Pastor Ryan is out of town for a funeral and asked me to write this blog in his absence. Enjoy. — Jonathan Howe, webmaster, J1M.info
While our current economic climate in America is in direct contrast to that of a few years back, I think it is healthy for us to not forget our need to reach out to those in our own community and around the world. We have some CrossPointers without jobs, some on the verge of losing their homes, and some who have already lost both their home and their job.
But we must be reminded that in many places around the world, their greatest worry is not their next job or home, but their next meal.
To follow up on this, here are some shocking stats from the Population Reference Bureau:
- More than one-half of the world’s people live below the internationally defined poverty line of less than U.S. $2 a day—including 97 percent in Uganda, 80 percent in Nicaragua, 66 percent in Pakistan, and 47 percent in China, according to data from the World Bank.
- Nearly one-third of rural residents worldwide lack access to safe drinking water.
- The use of modern contraceptives is more common among wealthy women than poor women in nearly all countries, and the gap is particularly pronounced in the poorest countries, in places as diverse as Uganda and Nepal
- Africa’s infant mortality rate is nearly 15 times that of the developed world.
- The more developed world uses over 5 times the energy per capita used by the less developed world. North America uses over 8 times as much energy per person as does Latin America.
We live in a society with luxuries that are totally foreign to much of the world. Unfortunately, we also worship and serve a God who is just as foreign to those same people. Many of us have the means to make a difference both in the stomachs and in the hearts of not only those overseas, but in our own community also.
What will you do to reach your Jerusalem, Judea, Samaria, and the ends of the earth for Christ?

A pastor friend of mine who ministered downtown said, “People don’t need a handout, they need a hand up.” Our public welfare system is a testimony to the failure of simply providing food for the stomach without providing food for the soul. The body of Christ is Biblically commissioned to provide for the needs of the poor and suffering, not the U. S. government. The government stepped in because the Church wasn’t doing its job due to prejudice, indifference and selfishness. The Church has not improved and the government’s intervention isn’t working.
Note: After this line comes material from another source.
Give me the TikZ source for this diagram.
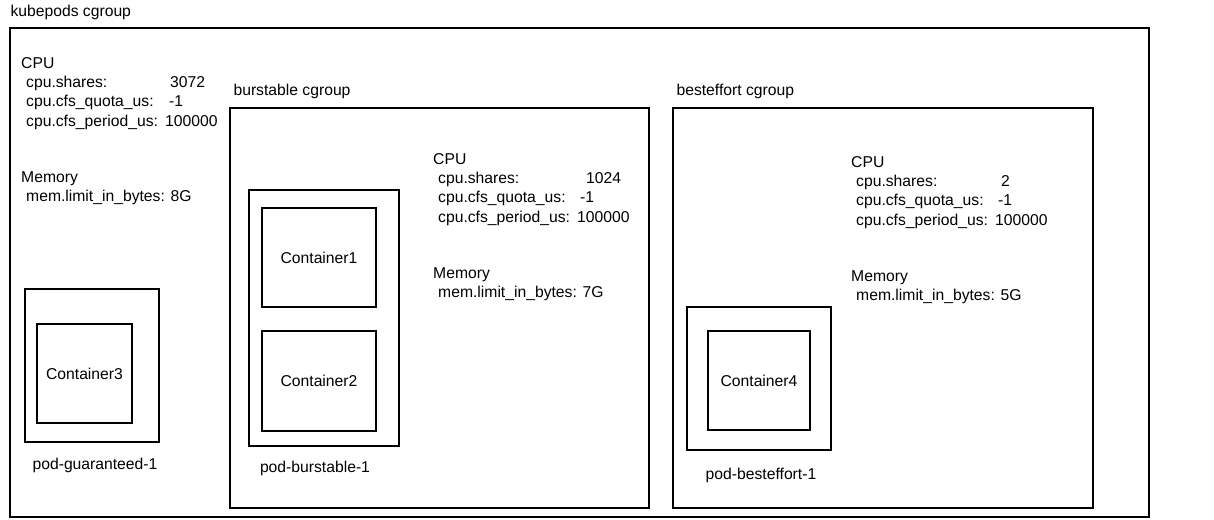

The body of Christ still does not represent the New Testament fellowship that erases cultural and economic divides and distrbutes their corporate wealth so all needs are met, therefore the body is still crippled in its effectiveness.
If the U. S. church is going to have a Biblically international impact, the impact is going to have to be demonstrated at home first. Otherwise, what example are we sending? Only 5% of the lower economic class in the U.S. claim church affiliation! We have our own mission field at home, in Birmingham, AL, that must be included in our overall missions strategy. Our members are going to have to leave their comfort zones of sameness and make a concerted effort to reach out to, embrace and provide for our own needy and afflicted. A good place to start would be those who are already members of our church. Love reaches out, not in. It does not seek its own and it is not selfish. May our actions show it.
1 John 3:16-18 16 By this we know love, that he laid down his life for us, and we ought to lay down our lives for the brothers. 17 But if anyone has the world’s goods and sees his brother in need, yet closes his heart against him, how does God’s love abide in him? 18 Little children, let us not love in word or talk but in deed and in truth.